Scientists using the camera aboard NASA's Lunar Reconnaissance Orbiter are acquiring stereo images of the moon in high resolution (0.5 to 2 meters/pixel) that provide 3-D views of the surface from which high resolution topographic maps are made.

The Lunar Reconnaissance Orbiter Camera Narrow Angle Camera (LROC NAC) team from the University of Arizona and Arizona State University are currently developing a processing system to automatically generate anaglyphs from most of these stereo pairs.

Lobate scarps (a type of cliff) on the moon are found mostly in the highlands, and are relatively small and young. Scientists propose that they form as result of fracturing of the crust as the moon shrinks. Why is the moon shrinking? As the core slowly cools portions freeze from a liquid to a solid thus taking up less volume. Since the lobate scarps are small, hundreds of meters to several kilometers in length, and 10 to 50 meters in height, they must be young; otherwise everyday small meteor bombardment would have obliterated them. (Credit: NASA/Goddard/Arizona State University)

An anaglyph is an image that can be viewed in 3-D using red-blue/green glasses.

LROC acquires stereo images by targeting a location on the ground and taking an image from one angle on one orbit, and from a different angle on a subsequent orbit.

Anaglyphs are used to better understand the 3-D structure of the lunar surface.
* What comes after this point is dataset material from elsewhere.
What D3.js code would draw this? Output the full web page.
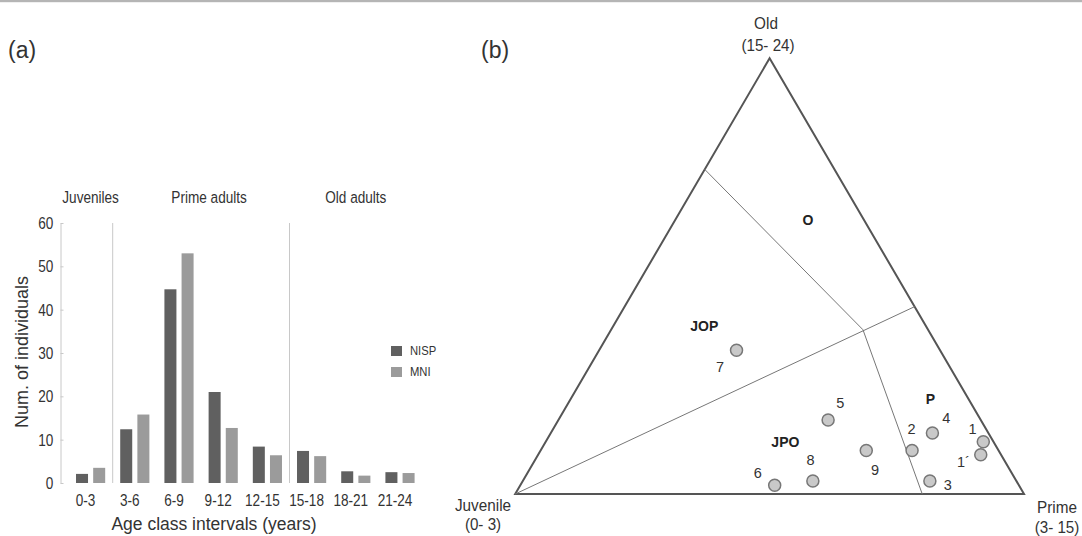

The LROC NAC anaglyphs make lunar features such as craters, volcanic flows, lava tubes and tectonic features jump out in 3-D. LROC NAC anaglyphs will make detailed images of the moon's surface accessible in 3-D to the general public.

The anaglyphs will be released through the LROC web site at and the NASA LRO web site at as they become available.

Nancy Neal-Jones | EurekAlert!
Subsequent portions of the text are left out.